The lecturer was groundbreaking nutritionist Gayelord Hauser, who mentored movie stars such as Greta Garbo and Gloria Swanson (gorgeous into their 80s) about diet and lifestyle. It wasn’t very long before Celia and Dena were meeting holistic doctor Henry Bieler, scientist Linus Pauling, famed chiropractor Bernard Jensen and Paul Bragg, who opened the first health food store in America and popularized nutritional products such as his liquid amino acids, which mom still pours over just about everything. But their biggest heroine was nutritionist and best-selling author Davis, who convinced them to become vegetarians at ages 13 and 16.

Fradel didn’t know what to make of her daughters, but since fruits and vegetables were less expensive than meat, she didn’t complain too much. Of course Grandpa Charlie, tired and hungry from working as a scenic artist at Warner Bros. all day, wasn’t too thrilled; so Grandma would whip up his own meal of flesh.

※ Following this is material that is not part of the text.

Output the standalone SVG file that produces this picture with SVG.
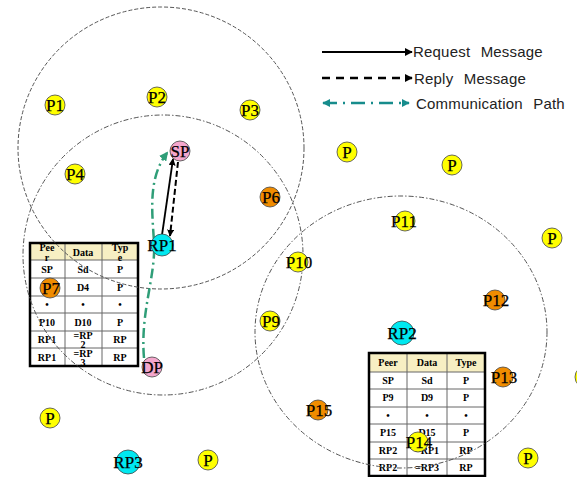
<svg xmlns="http://www.w3.org/2000/svg" width="577" height="477" viewBox="0 0 577 477">
<style>
.rng{fill:none;stroke:#555;stroke-width:1}
.dsh{stroke-dasharray:4 2}
.dd{stroke-dasharray:5 2 1.5 2}
.nd{stroke:#444;stroke-width:0.8}
.y{fill:#ffff00}.o{fill:#f08c00}.c{fill:#00e8f0}.k{fill:#f4a6cc}
.lb{font-family:"Liberation Serif",serif;font-size:17px;fill:#000;text-anchor:middle;stroke:#000;stroke-width:0.25}
.tb{font-family:"Liberation Serif",serif;font-size:10px;font-weight:bold;fill:#000;text-anchor:middle}
.lg{font-family:"Liberation Sans",sans-serif;font-size:15px;fill:#222;word-spacing:6px;letter-spacing:0.2px}
.tl{stroke:#666;stroke-width:1}
.to{fill:none;stroke:#000;stroke-width:2.5}
.hd{fill:#f7efc3}
</style>
<defs>
<marker id="ab" viewBox="0 0 10 10" refX="9" refY="5" markerWidth="8" markerHeight="8" markerUnits="userSpaceOnUse" orient="auto"><path d="M0,0L10,5L0,10z" fill="#000"/></marker>
<marker id="abs" viewBox="0 0 10 10" refX="9" refY="5" markerWidth="7" markerHeight="7" markerUnits="userSpaceOnUse" orient="auto"><path d="M0,0L10,5L0,10z" fill="#000"/></marker>
<marker id="at" viewBox="0 0 10 10" refX="9" refY="5" markerWidth="8" markerHeight="8" markerUnits="userSpaceOnUse" orient="auto-start-reverse"><path d="M0,0L10,5L0,10z" fill="#178c8c"/></marker>
<marker id="ag" viewBox="0 0 10 10" refX="8" refY="5" markerWidth="9" markerHeight="9" markerUnits="userSpaceOnUse" orient="auto"><path d="M0,0L10,5L0,10z" fill="#2f9e78"/></marker>
</defs>
<rect width="577" height="477" fill="#fff"/>

<g id="table-left">
<rect x="30" y="243" width="108" height="17" class="hd"/>
<rect x="30" y="260" width="108" height="106" fill="#fff"/>
<g class="tl">
<line x1="30" y1="260" x2="138" y2="260"/><line x1="30" y1="278" x2="138" y2="278"/><line x1="30" y1="296" x2="138" y2="296"/><line x1="30" y1="313" x2="138" y2="313"/><line x1="30" y1="331" x2="138" y2="331"/><line x1="30" y1="348" x2="138" y2="348"/>
<line x1="65" y1="243" x2="65" y2="366"/><line x1="102" y1="243" x2="102" y2="366"/>
</g>
<rect x="30" y="243" width="108" height="123" class="to"/>
<text class="tb" x="47" y="251">Pee</text><text class="tb" x="47" y="261">r</text>
<text class="tb" x="83" y="256">Data</text>
<text class="tb" x="120" y="251">Typ</text><text class="tb" x="120" y="261">e</text>
<text class="tb" x="47" y="273">SP</text><text class="tb" x="83" y="273">Sd</text><text class="tb" x="120" y="273">P</text>
<text class="tb" x="47" y="291">P4</text><text class="tb" x="83" y="291">D4</text><text class="tb" x="120" y="291">P</text>
<text class="tb" x="47" y="308">•</text><text class="tb" x="83" y="308">•</text><text class="tb" x="120" y="308">•</text>
<text class="tb" x="47" y="326">P10</text><text class="tb" x="83" y="326">D10</text><text class="tb" x="120" y="326">P</text>
<text class="tb" x="47" y="343">RP1</text><text class="tb" x="83" y="339">=RP</text><text class="tb" x="83" y="348">2</text><text class="tb" x="120" y="343">RP</text>
<text class="tb" x="47" y="361">RP1</text><text class="tb" x="83" y="357">=RP</text><text class="tb" x="83" y="366">3</text><text class="tb" x="120" y="361">RP</text>
</g>

<g id="table-right">
<rect x="369" y="353" width="116" height="19" class="hd"/>
<rect x="369" y="372" width="116" height="105" fill="#fff"/>
<g class="tl">
<line x1="369" y1="372" x2="485" y2="372"/><line x1="369" y1="389" x2="485" y2="389"/><line x1="369" y1="407" x2="485" y2="407"/><line x1="369" y1="424" x2="485" y2="424"/><line x1="369" y1="442" x2="485" y2="442"/><line x1="369" y1="459" x2="485" y2="459"/>
<line x1="407" y1="353" x2="407" y2="477"/><line x1="447" y1="353" x2="447" y2="477"/>
</g>
<rect x="369" y="353" width="116" height="123" class="to"/>
<text class="tb" x="388" y="366">Peer</text><text class="tb" x="427" y="366">Data</text><text class="tb" x="466" y="366">Type</text>
<text class="tb" x="388" y="384">SP</text><text class="tb" x="427" y="384">Sd</text><text class="tb" x="466" y="384">P</text>
<text class="tb" x="388" y="401">P9</text><text class="tb" x="427" y="401">D9</text><text class="tb" x="466" y="401">P</text>
<text class="tb" x="388" y="419">•</text><text class="tb" x="427" y="419">•</text><text class="tb" x="466" y="419">•</text>
<text class="tb" x="388" y="436">P15</text><text class="tb" x="427" y="436">D15</text><text class="tb" x="466" y="436">P</text>
<text class="tb" x="388" y="454">RP2</text><text class="tb" x="427" y="454">=RP1</text><text class="tb" x="466" y="454">RP</text>
<text class="tb" x="388" y="471">RP2</text><text class="tb" x="427" y="471">=RP3</text><text class="tb" x="466" y="471">RP</text>
</g>

<g id="ranges">
<ellipse class="rng dsh" cx="161" cy="148" rx="143" ry="141"/>
<ellipse class="rng dd" cx="163" cy="255" rx="140" ry="140"/>
<ellipse class="rng dd" cx="401" cy="332" rx="146" ry="136"/>
</g>

<g id="connectors">
<path d="M144,358 C140,312 156,276 154,242 C152,210 148,178 167,153" fill="none" stroke="#2f9e78" stroke-width="2.5" stroke-dasharray="10 4 2 4" marker-end="url(#ag)"/>
<line x1="162" y1="235" x2="173" y2="159" stroke="#000" stroke-width="1.8" marker-end="url(#abs)"/>
<line x1="178" y1="162" x2="170" y2="236" stroke="#000" stroke-width="2" stroke-dasharray="6 3" marker-end="url(#abs)"/>
</g>

<g id="legend">
<line x1="322" y1="52" x2="412" y2="52" stroke="#000" stroke-width="2" marker-end="url(#ab)"/>
<text class="lg" x="413" y="57">Request Message</text>
<line x1="322" y1="78" x2="412" y2="78" stroke="#000" stroke-width="2.5" stroke-dasharray="8 6" marker-end="url(#ab)"/>
<text class="lg" x="414" y="84">Reply Message</text>
<line x1="323" y1="103" x2="409" y2="103" stroke="#178c8c" stroke-width="2.5" stroke-dasharray="14 6 2 6" marker-start="url(#at)" marker-end="url(#at)"/>
<text class="lg" x="416" y="109">Communication Path</text>
</g>

<g id="n-P1"><circle class="nd y" cx="55" cy="105" r="10"/><text class="lb" x="55" y="111">P1</text></g>
<g id="n-P2"><circle class="nd y" cx="157" cy="97" r="10"/><text class="lb" x="157" y="103">P2</text></g>
<g id="n-P3"><circle class="nd y" cx="250" cy="110" r="10"/><text class="lb" x="250" y="116">P3</text></g>
<g id="n-P4"><circle class="nd y" cx="75" cy="174" r="10"/><text class="lb" x="75" y="180">P4</text></g>
<g id="n-SP"><circle class="nd k" cx="180" cy="151" r="10"/><text class="lb" x="180" y="157">SP</text></g>
<g id="n-P6"><circle class="nd o" cx="270" cy="197" r="10"/><text class="lb" x="271" y="203">P6</text></g>
<g id="n-Pa"><circle class="nd y" cx="347" cy="152" r="10"/><text class="lb" x="347" y="158">P</text></g>
<g id="n-Pb"><circle class="nd y" cx="452" cy="165" r="10"/><text class="lb" x="452" y="171">P</text></g>
<g id="n-P11"><circle class="nd y" cx="405" cy="221" r="10"/><text class="lb" x="404" y="227">P11</text></g>
<g id="n-Pc"><circle class="nd y" cx="552" cy="238" r="10"/><text class="lb" x="552" y="244">P</text></g>
<g id="n-RP1"><circle class="nd c" cx="162" cy="245" r="11"/><text class="lb" x="162" y="251">RP1</text></g>
<g id="n-P7"><circle class="nd o" cx="50" cy="288" r="10"/><text class="lb" x="51" y="294">P7</text></g>
<g id="n-P10"><circle class="nd y" cx="298" cy="262" r="10"/><text class="lb" x="299" y="268">P10</text></g>
<g id="n-P9"><circle class="nd y" cx="270" cy="321" r="10"/><text class="lb" x="271" y="327">P9</text></g>
<g id="n-DP"><circle class="nd k" cx="152" cy="367" r="10"/><text class="lb" x="152" y="373">DP</text></g>
<g id="n-P12"><circle class="nd o" cx="495" cy="300" r="10"/><text class="lb" x="496" y="306">P12</text></g>
<g id="n-RP2"><circle class="nd c" cx="402" cy="333" r="12"/><text class="lb" x="402" y="339">RP2</text></g>
<g id="n-P13"><circle class="nd o" cx="503" cy="377" r="10"/><text class="lb" x="504" y="383">P13</text></g>
<g id="n-Pd"><circle class="nd y" cx="586" cy="377" r="11"/></g>
<g id="n-P15"><circle class="nd o" cx="318" cy="410" r="10"/><text class="lb" x="319" y="416">P15</text></g>
<g id="n-Pe"><circle class="nd y" cx="50" cy="418" r="10"/><text class="lb" x="50" y="424">P</text></g>
<g id="n-P14"><circle class="nd y" cx="418" cy="442" r="10"/><text class="lb" x="419" y="448">P14</text></g>
<g id="n-RP3"><circle class="nd c" cx="128" cy="462" r="12"/><text class="lb" x="128" y="468">RP3</text></g>
<g id="n-Pf"><circle class="nd y" cx="208" cy="460" r="10"/><text class="lb" x="208" y="466">P</text></g>
<g id="n-Pg"><circle class="nd y" cx="528" cy="458" r="10"/><text class="lb" x="528" y="464">P</text></g>
</svg>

Since all of Celia and Dena’s friends were interested in diet and health, they went on group hikes to Griffith and Hollenbeck parks and they continued going to more lectures. God was in his place. All was right with the world. Until Milton Levitt spotted Celia on a date with his friend and felt compelled to literally sweep her off her feet. Little did she know that her salad days were about to come screeching to a halt.

Milton was Celia’s only beau who owned a car — a 1930 Ford Roadster with a rumble seat — he proceeded to wine and dine her. She tried luring him to her lectures, her hiking, her vegan-eating activities, but he preferred playing baseball and chowing down on his mom’s Ashkenazi cuisine. And he was used to getting his way.

In self-defense, Celia learned how to make Fanny’s Brisket and Carrot Tsimmes, Potato Kugel, Chopped Liver, and Matzo Ball Soup. But in her heart, and, when left to her own devices, she’d slip some salad — go heavy on the avocado — onto his plate.

Four decades later Celia and Milton moved to Beverly Hills (the other B.H.). and are never home when you call them. Several times a year they are in Cleveland — where Milton is from — visiting their favorite relatives. For the past three decades Dena has lived in La Costa and Oceanside, in condos crammed full of supplements. She got her master’s in psychology at 70 and was a marriage and family counselor for a decade. They are all in perfect health.

Celia and Milton are still very much in love. Next October they will celebrate their 66th wedding anniversary. Hopefully, in Cleveland.

Celia is a 99 percent vegetarian. Milton loves meat. She even lets him eat it once in a while.

As for their three children, oops, I gotta go; I have just enough time to take my 17 supplements before dinner.